- AIM
Find every line with the word "matplotlib" and give their count, nothing else.

- PROVIDED RECORDS
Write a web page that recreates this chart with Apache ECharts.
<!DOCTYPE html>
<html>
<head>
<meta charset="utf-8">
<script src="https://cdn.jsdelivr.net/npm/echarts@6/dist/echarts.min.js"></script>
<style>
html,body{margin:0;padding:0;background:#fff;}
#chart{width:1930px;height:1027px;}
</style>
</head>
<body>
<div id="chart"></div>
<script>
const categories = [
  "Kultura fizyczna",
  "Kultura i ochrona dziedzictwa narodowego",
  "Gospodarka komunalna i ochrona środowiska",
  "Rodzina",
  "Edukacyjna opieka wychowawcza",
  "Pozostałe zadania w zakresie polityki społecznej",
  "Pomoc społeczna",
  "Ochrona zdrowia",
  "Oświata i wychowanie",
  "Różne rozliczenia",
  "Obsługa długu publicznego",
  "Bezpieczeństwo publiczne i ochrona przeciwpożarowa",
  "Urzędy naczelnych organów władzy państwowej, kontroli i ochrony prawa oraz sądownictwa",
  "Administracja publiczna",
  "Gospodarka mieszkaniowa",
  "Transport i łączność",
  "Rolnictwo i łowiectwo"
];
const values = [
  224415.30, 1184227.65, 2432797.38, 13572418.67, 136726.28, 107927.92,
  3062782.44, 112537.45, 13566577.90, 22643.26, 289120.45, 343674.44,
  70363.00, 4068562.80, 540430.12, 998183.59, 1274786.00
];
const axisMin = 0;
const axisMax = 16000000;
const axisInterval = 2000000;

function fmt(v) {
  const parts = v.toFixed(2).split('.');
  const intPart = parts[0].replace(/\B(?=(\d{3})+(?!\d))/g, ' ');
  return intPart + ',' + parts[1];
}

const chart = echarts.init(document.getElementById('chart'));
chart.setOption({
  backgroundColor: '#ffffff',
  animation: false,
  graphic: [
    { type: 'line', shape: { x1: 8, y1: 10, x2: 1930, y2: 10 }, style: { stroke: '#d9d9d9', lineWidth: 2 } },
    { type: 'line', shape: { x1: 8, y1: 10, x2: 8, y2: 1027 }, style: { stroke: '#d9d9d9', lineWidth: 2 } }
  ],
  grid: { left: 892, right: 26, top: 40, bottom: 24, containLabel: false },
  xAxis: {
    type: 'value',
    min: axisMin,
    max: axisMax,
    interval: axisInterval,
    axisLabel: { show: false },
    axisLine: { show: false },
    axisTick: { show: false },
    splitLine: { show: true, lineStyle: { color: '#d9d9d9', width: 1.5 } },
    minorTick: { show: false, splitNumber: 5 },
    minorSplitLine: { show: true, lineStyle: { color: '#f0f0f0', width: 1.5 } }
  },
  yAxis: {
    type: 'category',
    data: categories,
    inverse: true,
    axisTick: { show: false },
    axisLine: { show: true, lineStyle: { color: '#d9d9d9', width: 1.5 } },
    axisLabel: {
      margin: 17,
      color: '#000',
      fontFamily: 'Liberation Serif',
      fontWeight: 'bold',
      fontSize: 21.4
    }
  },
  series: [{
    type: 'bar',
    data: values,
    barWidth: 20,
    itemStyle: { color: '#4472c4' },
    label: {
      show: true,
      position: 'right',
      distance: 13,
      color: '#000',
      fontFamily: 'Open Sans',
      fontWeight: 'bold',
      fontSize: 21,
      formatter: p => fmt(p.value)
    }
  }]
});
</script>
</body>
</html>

--

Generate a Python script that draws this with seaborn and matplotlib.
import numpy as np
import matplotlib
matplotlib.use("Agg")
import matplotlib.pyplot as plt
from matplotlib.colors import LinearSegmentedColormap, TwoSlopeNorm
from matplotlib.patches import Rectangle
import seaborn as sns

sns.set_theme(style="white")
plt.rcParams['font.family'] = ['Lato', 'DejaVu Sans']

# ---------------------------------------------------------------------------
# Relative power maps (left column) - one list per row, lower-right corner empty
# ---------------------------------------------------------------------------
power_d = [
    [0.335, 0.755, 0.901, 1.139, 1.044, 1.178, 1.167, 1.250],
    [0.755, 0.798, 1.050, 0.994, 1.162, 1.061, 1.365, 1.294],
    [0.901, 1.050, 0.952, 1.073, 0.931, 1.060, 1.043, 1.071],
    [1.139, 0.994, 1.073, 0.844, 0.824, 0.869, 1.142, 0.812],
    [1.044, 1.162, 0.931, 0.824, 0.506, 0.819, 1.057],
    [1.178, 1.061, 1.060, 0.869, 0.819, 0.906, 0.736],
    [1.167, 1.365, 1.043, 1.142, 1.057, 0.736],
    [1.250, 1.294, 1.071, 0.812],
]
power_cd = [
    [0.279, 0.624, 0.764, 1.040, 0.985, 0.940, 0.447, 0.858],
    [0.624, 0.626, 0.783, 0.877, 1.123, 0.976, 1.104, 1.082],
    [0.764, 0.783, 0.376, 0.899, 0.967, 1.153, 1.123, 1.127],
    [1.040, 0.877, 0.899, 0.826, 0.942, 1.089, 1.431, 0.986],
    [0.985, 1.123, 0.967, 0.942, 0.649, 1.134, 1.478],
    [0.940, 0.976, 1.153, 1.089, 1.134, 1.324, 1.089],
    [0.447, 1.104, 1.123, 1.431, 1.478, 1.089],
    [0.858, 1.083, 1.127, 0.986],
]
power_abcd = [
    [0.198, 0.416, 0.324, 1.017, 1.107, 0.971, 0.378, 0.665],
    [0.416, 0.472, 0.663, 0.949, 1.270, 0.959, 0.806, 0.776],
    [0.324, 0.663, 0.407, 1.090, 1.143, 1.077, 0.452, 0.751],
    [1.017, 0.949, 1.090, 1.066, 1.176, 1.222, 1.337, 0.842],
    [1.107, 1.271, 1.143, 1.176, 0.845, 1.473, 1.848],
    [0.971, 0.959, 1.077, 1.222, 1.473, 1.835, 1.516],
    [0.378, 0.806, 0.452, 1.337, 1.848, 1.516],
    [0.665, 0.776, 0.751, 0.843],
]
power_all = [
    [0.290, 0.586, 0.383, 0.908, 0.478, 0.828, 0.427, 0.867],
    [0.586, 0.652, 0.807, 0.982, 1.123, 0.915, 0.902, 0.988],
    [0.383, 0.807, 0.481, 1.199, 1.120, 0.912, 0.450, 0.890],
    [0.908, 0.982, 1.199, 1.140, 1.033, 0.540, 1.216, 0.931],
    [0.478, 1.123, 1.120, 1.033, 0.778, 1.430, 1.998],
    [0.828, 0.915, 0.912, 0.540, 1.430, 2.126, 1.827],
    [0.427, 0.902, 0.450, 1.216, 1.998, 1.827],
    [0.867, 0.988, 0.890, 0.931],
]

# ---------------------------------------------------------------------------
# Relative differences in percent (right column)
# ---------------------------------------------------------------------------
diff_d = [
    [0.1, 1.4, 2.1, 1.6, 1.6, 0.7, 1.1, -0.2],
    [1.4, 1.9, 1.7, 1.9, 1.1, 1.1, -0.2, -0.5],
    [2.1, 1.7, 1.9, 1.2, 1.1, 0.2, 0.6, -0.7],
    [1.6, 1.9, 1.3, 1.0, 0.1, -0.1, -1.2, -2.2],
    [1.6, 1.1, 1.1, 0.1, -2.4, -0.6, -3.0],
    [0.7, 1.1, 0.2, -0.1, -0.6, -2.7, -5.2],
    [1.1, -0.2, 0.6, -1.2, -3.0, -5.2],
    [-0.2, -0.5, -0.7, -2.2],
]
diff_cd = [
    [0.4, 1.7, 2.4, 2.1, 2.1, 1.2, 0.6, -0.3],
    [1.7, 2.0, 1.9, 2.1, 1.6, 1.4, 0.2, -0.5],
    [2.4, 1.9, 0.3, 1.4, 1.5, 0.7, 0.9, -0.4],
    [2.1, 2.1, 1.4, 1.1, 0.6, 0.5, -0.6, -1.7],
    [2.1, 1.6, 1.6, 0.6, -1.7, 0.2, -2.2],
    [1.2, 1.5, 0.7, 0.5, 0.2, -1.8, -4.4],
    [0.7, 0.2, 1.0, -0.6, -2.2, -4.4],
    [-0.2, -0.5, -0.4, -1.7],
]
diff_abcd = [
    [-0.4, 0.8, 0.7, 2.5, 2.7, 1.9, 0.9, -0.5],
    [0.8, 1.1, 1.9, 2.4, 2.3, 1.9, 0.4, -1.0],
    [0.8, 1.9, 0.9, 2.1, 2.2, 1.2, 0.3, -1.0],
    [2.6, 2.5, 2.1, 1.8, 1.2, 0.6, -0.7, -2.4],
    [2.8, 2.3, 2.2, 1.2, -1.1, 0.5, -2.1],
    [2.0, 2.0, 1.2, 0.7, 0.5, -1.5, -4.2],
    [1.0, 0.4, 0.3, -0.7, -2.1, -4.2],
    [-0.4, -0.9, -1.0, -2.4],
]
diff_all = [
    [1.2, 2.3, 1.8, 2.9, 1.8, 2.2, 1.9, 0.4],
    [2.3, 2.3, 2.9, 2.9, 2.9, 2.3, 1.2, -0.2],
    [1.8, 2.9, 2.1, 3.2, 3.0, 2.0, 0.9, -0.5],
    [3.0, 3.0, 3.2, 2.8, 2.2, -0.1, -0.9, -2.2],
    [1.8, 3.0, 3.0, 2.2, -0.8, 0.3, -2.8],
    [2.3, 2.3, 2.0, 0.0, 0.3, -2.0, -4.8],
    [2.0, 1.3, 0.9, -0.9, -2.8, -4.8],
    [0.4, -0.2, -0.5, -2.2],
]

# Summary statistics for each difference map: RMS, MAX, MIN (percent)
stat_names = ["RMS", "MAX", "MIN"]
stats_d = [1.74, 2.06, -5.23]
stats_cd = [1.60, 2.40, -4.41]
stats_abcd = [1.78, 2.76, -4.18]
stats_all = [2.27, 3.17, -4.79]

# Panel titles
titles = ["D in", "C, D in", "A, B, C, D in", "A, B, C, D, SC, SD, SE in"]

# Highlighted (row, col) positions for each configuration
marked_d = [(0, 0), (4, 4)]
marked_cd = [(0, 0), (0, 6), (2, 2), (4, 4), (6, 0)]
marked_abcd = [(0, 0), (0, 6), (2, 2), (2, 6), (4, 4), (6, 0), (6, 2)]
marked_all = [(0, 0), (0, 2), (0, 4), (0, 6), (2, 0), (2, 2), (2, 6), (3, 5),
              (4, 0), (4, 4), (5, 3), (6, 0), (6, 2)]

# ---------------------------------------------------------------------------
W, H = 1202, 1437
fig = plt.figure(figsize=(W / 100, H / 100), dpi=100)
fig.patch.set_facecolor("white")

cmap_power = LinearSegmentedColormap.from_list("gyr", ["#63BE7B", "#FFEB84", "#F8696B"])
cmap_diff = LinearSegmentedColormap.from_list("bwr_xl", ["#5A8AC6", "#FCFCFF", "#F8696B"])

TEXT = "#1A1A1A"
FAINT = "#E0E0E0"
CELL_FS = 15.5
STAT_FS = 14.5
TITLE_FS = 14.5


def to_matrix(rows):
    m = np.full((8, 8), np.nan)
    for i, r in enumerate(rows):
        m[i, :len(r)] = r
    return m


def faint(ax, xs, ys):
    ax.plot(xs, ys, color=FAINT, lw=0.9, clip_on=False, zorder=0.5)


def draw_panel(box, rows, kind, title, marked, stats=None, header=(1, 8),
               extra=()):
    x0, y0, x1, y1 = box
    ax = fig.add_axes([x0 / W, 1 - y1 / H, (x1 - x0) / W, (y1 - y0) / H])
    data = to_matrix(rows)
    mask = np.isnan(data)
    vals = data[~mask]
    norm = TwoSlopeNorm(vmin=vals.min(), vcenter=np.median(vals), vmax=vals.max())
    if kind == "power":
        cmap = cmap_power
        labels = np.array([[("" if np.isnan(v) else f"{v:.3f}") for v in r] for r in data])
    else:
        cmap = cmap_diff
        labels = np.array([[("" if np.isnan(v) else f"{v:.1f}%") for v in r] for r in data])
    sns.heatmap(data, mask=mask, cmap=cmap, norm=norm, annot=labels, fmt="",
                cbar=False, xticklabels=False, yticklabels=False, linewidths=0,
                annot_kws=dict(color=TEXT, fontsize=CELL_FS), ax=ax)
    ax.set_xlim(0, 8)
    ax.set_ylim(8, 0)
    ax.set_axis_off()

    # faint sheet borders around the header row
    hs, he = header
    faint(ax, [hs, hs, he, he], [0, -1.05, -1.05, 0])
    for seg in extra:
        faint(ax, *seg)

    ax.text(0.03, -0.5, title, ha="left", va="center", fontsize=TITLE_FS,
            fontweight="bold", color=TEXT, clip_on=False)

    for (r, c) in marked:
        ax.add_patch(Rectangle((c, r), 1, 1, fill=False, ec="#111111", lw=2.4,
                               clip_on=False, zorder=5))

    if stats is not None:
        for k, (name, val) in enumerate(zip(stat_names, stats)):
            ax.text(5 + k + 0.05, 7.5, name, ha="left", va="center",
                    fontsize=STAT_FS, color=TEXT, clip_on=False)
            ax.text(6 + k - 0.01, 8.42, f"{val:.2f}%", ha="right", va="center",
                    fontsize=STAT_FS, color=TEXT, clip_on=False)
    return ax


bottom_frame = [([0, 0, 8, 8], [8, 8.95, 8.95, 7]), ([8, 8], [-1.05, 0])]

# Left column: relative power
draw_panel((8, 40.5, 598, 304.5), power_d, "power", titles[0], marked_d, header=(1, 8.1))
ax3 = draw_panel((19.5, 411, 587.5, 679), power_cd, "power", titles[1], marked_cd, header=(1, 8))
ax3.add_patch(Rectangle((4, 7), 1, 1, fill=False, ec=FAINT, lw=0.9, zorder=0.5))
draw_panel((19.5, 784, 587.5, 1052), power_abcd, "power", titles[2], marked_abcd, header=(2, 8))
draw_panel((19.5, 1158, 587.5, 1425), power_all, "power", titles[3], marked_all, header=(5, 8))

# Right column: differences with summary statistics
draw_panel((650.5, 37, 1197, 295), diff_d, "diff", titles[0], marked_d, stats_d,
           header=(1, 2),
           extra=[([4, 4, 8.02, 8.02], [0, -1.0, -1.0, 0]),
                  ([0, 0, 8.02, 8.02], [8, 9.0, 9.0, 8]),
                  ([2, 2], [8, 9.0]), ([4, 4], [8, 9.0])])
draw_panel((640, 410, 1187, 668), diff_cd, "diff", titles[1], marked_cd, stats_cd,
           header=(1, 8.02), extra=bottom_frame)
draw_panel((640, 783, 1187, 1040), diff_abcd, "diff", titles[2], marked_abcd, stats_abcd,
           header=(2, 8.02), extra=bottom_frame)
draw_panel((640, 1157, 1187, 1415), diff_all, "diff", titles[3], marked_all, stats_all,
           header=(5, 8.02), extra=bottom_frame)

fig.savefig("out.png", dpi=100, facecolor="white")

- CORRECT RESULT
6